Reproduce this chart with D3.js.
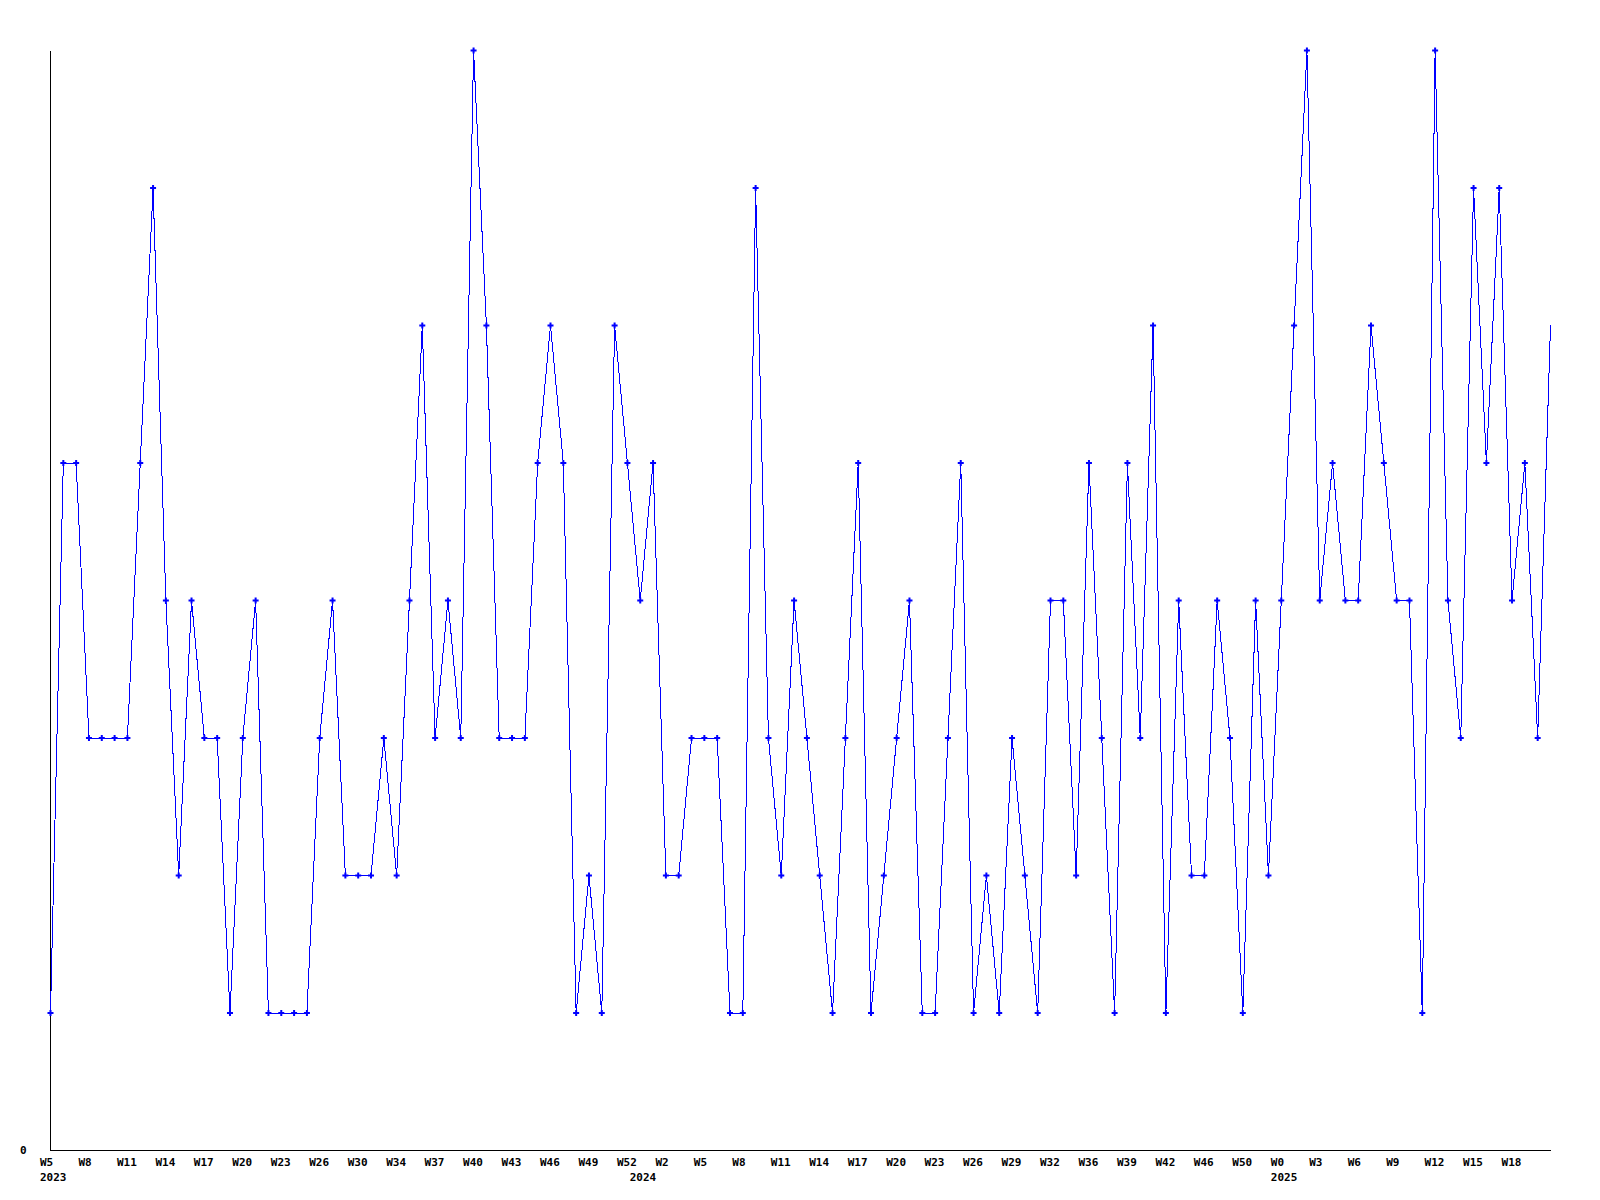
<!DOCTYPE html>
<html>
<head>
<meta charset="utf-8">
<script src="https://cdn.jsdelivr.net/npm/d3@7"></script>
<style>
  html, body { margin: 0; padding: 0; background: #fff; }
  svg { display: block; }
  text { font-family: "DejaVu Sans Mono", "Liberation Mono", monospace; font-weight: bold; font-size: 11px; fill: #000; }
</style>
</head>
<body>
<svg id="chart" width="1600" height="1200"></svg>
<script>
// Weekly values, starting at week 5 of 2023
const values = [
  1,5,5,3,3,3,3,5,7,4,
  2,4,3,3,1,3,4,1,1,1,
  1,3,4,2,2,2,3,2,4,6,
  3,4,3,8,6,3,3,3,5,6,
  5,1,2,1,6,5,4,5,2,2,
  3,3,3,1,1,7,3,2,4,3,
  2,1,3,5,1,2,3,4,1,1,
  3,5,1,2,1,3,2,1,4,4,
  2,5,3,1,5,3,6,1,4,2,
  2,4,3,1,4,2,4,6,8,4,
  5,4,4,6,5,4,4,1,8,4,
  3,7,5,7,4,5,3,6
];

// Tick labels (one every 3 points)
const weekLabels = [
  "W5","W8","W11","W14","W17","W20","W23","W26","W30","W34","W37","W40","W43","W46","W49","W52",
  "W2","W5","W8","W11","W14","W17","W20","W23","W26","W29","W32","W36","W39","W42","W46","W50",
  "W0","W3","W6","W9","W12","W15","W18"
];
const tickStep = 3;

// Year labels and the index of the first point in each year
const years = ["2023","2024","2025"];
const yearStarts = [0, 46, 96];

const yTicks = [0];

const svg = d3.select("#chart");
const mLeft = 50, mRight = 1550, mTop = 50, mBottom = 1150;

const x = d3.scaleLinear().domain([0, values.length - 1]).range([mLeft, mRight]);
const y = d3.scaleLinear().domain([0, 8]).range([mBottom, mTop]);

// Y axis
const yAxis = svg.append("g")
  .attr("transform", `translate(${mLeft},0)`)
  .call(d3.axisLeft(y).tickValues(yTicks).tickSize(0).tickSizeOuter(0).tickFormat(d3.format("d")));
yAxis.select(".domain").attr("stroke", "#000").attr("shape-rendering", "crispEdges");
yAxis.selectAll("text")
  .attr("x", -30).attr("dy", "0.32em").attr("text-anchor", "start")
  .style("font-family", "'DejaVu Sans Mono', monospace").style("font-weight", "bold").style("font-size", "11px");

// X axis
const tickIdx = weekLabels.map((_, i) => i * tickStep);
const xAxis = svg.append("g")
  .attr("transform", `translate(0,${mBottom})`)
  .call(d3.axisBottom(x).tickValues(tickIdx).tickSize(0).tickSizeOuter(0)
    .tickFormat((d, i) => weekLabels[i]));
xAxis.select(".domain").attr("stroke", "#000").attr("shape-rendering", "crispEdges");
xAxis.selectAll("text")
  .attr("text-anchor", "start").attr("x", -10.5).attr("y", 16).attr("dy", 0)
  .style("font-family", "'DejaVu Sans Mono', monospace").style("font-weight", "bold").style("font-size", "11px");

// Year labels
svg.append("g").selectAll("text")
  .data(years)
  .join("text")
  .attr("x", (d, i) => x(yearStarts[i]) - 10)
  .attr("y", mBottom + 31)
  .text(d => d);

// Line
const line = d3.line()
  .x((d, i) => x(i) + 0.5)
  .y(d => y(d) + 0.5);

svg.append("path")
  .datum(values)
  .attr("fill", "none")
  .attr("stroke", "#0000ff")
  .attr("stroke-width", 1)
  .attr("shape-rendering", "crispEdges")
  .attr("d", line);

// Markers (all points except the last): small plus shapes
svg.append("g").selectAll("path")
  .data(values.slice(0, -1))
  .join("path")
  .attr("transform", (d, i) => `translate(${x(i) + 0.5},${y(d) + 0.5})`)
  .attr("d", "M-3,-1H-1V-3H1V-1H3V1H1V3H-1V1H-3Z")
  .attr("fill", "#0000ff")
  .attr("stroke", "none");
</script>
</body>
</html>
===
Make an exact copy of the data above, pictures excluded.

Response to the exercise =>
Reproduce this chart with D3.js.
<!DOCTYPE html>
<html>
<head>
<meta charset="utf-8">
<script src="https://cdn.jsdelivr.net/npm/d3@7"></script>
<style>
  html, body { margin: 0; padding: 0; background: #fff; }
  svg { display: block; }
  text { font-family: "DejaVu Sans Mono", "Liberation Mono", monospace; font-weight: bold; font-size: 11px; fill: #000; }
</style>
</head>
<body>
<svg id="chart" width="1600" height="1200"></svg>
<script>
// Weekly values, starting at week 5 of 2023
const values = [
  1,5,5,3,3,3,3,5,7,4,
  2,4,3,3,1,3,4,1,1,1,
  1,3,4,2,2,2,3,2,4,6,
  3,4,3,8,6,3,3,3,5,6,
  5,1,2,1,6,5,4,5,2,2,
  3,3,3,1,1,7,3,2,4,3,
  2,1,3,5,1,2,3,4,1,1,
  3,5,1,2,1,3,2,1,4,4,
  2,5,3,1,5,3,6,1,4,2,
  2,4,3,1,4,2,4,6,8,4,
  5,4,4,6,5,4,4,1,8,4,
  3,7,5,7,4,5,3,6
];

// Tick labels (one every 3 points)
const weekLabels = [
  "W5","W8","W11","W14","W17","W20","W23","W26","W30","W34","W37","W40","W43","W46","W49","W52",
  "W2","W5","W8","W11","W14","W17","W20","W23","W26","W29","W32","W36","W39","W42","W46","W50",
  "W0","W3","W6","W9","W12","W15","W18"
];
const tickStep = 3;

// Year labels and the index of the first point in each year
const years = ["2023","2024","2025"];
const yearStarts = [0, 46, 96];

const yTicks = [0];

const svg = d3.select("#chart");
const mLeft = 50, mRight = 1550, mTop = 50, mBottom = 1150;

const x = d3.scaleLinear().domain([0, values.length - 1]).range([mLeft, mRight]);
const y = d3.scaleLinear().domain([0, 8]).range([mBottom, mTop]);

// Y axis
const yAxis = svg.append("g")
  .attr("transform", `translate(${mLeft},0)`)
  .call(d3.axisLeft(y).tickValues(yTicks).tickSize(0).tickSizeOuter(0).tickFormat(d3.format("d")));
yAxis.select(".domain").attr("stroke", "#000").attr("shape-rendering", "crispEdges");
yAxis.selectAll("text")
  .attr("x", -30).attr("dy", "0.32em").attr("text-anchor", "start")
  .style("font-family", "'DejaVu Sans Mono', monospace").style("font-weight", "bold").style("font-size", "11px");

// X axis
const tickIdx = weekLabels.map((_, i) => i * tickStep);
const xAxis = svg.append("g")
  .attr("transform", `translate(0,${mBottom})`)
  .call(d3.axisBottom(x).tickValues(tickIdx).tickSize(0).tickSizeOuter(0)
    .tickFormat((d, i) => weekLabels[i]));
xAxis.select(".domain").attr("stroke", "#000").attr("shape-rendering", "crispEdges");
xAxis.selectAll("text")
  .attr("text-anchor", "start").attr("x", -10.5).attr("y", 16).attr("dy", 0)
  .style("font-family", "'DejaVu Sans Mono', monospace").style("font-weight", "bold").style("font-size", "11px");

// Year labels
svg.append("g").selectAll("text")
  .data(years)
  .join("text")
  .attr("x", (d, i) => x(yearStarts[i]) - 10)
  .attr("y", mBottom + 31)
  .text(d => d);

// Line
const line = d3.line()
  .x((d, i) => x(i) + 0.5)
  .y(d => y(d) + 0.5);

svg.append("path")
  .datum(values)
  .attr("fill", "none")
  .attr("stroke", "#0000ff")
  .attr("stroke-width", 1)
  .attr("shape-rendering", "crispEdges")
  .attr("d", line);

// Markers (all points except the last): small plus shapes
svg.append("g").selectAll("path")
  .data(values.slice(0, -1))
  .join("path")
  .attr("transform", (d, i) => `translate(${x(i) + 0.5},${y(d) + 0.5})`)
  .attr("d", "M-3,-1H-1V-3H1V-1H3V1H1V3H-1V1H-3Z")
  .attr("fill", "#0000ff")
  .attr("stroke", "none");
</script>
</body>
</html>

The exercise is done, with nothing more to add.